Written problem → Open with the line that has "Give me the matplotlib source for this chart."; close with the line that has "dates = [start". Retype those lines exactly, images excluded.
-- START OF Input for this task --
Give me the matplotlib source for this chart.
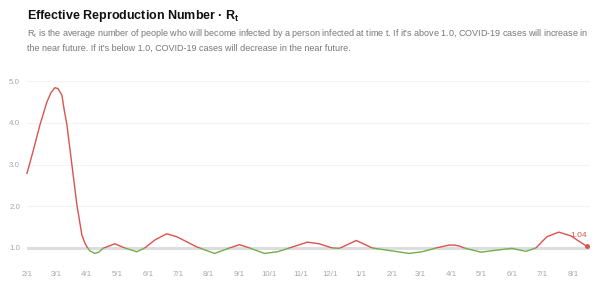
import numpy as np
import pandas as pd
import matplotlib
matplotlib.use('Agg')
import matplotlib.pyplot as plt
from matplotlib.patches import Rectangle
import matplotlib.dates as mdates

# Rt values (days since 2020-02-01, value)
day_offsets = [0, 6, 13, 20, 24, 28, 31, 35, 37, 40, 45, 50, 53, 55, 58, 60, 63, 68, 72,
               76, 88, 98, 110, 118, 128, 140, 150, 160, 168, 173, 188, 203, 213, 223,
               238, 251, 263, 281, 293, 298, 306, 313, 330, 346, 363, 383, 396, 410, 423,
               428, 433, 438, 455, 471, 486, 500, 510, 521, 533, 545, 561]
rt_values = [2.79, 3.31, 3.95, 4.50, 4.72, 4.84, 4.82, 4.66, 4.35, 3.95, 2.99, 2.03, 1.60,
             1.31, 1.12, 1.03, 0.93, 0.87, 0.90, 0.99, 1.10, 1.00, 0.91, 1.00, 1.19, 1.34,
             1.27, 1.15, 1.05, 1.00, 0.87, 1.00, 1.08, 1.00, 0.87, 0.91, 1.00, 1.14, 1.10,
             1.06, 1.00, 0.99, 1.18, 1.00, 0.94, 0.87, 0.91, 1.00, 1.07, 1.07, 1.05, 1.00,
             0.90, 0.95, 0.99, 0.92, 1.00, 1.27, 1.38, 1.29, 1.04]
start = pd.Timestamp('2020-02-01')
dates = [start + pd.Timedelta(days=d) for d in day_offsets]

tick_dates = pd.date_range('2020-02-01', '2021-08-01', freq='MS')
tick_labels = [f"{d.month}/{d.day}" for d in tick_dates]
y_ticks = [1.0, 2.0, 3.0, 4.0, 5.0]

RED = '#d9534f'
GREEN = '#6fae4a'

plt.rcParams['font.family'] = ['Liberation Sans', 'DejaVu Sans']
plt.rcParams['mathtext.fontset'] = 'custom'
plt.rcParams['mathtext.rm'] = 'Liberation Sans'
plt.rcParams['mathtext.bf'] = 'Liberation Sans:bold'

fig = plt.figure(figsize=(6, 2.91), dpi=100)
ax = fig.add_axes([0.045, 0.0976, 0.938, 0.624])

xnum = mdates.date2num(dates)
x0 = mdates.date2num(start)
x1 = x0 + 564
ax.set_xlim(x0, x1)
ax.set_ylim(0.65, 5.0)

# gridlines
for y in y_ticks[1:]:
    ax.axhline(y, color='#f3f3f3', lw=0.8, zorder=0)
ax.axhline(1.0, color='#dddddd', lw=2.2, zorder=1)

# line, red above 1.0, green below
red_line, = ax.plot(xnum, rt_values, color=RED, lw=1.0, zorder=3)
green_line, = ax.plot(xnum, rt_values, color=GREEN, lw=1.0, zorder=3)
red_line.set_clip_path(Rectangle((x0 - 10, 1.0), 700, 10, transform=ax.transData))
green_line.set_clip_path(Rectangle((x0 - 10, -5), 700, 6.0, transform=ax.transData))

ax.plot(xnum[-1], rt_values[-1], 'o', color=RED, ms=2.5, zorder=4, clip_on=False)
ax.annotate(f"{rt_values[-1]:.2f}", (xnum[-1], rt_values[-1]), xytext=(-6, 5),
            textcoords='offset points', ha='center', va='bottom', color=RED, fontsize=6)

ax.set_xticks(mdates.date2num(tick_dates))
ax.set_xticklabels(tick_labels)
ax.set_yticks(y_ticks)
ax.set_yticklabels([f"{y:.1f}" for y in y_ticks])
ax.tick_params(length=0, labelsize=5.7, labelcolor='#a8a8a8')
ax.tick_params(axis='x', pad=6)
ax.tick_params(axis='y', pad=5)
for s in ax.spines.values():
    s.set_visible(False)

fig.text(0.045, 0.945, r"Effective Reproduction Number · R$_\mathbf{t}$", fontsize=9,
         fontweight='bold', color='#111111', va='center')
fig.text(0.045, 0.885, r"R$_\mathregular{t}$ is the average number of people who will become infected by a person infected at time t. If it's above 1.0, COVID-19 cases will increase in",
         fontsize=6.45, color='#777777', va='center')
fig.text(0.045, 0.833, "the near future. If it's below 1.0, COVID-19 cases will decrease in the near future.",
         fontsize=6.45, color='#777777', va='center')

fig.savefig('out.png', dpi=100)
-- END OF Input for this task --
-- START OF Input for this task --
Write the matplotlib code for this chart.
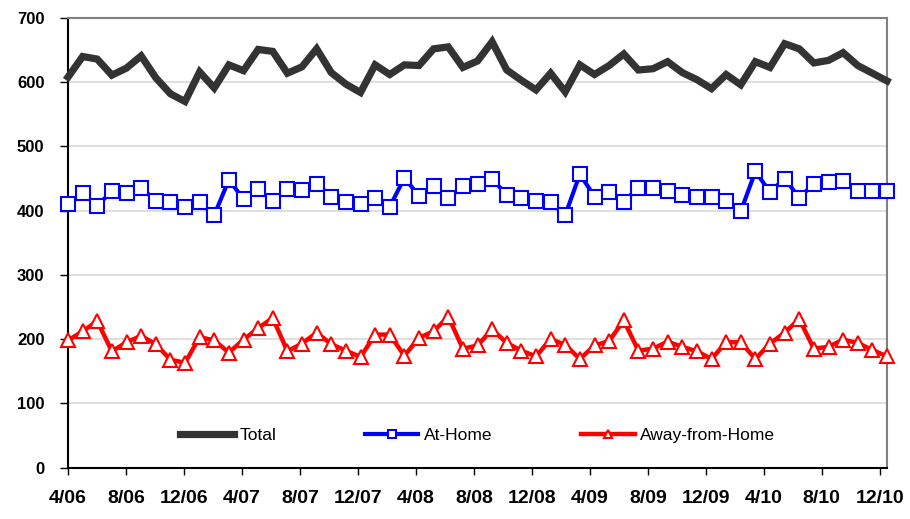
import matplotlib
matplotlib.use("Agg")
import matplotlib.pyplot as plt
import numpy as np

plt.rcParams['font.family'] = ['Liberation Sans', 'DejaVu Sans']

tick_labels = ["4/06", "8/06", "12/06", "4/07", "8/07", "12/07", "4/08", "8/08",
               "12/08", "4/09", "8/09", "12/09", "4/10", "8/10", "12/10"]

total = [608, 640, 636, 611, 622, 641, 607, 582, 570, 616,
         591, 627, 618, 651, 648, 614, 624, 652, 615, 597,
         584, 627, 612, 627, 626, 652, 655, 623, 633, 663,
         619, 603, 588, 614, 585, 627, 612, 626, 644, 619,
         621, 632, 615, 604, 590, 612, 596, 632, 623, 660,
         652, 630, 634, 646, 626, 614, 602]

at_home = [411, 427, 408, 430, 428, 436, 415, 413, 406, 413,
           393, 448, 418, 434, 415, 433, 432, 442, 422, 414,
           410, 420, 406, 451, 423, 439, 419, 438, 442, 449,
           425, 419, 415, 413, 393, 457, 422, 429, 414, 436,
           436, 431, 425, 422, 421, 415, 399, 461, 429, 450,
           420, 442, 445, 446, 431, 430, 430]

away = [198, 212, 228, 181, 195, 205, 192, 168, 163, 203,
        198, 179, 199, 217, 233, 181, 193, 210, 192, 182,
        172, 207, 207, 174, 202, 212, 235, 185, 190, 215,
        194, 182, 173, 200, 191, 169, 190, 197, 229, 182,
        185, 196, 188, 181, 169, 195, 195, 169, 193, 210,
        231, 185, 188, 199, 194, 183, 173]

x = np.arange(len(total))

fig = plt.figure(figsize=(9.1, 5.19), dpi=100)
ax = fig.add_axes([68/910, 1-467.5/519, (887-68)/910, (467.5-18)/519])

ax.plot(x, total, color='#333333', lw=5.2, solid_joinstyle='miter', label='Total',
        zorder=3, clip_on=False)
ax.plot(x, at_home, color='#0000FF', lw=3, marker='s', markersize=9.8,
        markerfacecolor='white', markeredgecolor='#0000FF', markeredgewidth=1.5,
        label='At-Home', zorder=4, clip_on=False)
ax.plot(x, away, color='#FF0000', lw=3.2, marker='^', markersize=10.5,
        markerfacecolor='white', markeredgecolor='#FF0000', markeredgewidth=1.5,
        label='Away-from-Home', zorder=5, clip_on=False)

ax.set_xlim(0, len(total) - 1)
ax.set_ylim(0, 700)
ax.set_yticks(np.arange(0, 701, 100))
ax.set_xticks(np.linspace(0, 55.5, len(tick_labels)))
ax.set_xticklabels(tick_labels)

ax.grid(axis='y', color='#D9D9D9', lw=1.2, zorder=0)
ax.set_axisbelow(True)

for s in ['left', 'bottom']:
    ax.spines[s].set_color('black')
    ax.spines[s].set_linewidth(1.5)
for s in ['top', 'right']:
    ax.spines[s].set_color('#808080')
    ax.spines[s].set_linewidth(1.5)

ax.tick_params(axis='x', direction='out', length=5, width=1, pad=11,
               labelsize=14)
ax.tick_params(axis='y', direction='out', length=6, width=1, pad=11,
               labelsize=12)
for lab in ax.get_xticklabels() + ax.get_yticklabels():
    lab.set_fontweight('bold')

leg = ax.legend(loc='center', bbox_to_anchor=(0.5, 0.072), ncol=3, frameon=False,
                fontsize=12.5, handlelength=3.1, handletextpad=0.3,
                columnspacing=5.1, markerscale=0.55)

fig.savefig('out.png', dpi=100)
-- END OF Input for this task --
Exercise answer →
Give me the matplotlib source for this chart.
import numpy as np
import pandas as pd
import matplotlib
matplotlib.use('Agg')
import matplotlib.pyplot as plt
from matplotlib.patches import Rectangle
import matplotlib.dates as mdates

# Rt values (days since 2020-02-01, value)
day_offsets = [0, 6, 13, 20, 24, 28, 31, 35, 37, 40, 45, 50, 53, 55, 58, 60, 63, 68, 72,
               76, 88, 98, 110, 118, 128, 140, 150, 160, 168, 173, 188, 203, 213, 223,
               238, 251, 263, 281, 293, 298, 306, 313, 330, 346, 363, 383, 396, 410, 423,
               428, 433, 438, 455, 471, 486, 500, 510, 521, 533, 545, 561]
rt_values = [2.79, 3.31, 3.95, 4.50, 4.72, 4.84, 4.82, 4.66, 4.35, 3.95, 2.99, 2.03, 1.60,
             1.31, 1.12, 1.03, 0.93, 0.87, 0.90, 0.99, 1.10, 1.00, 0.91, 1.00, 1.19, 1.34,
             1.27, 1.15, 1.05, 1.00, 0.87, 1.00, 1.08, 1.00, 0.87, 0.91, 1.00, 1.14, 1.10,
             1.06, 1.00, 0.99, 1.18, 1.00, 0.94, 0.87, 0.91, 1.00, 1.07, 1.07, 1.05, 1.00,
             0.90, 0.95, 0.99, 0.92, 1.00, 1.27, 1.38, 1.29, 1.04]
start = pd.Timestamp('2020-02-01')
dates = [start + pd.Timedelta(days=d) for d in day_offsets]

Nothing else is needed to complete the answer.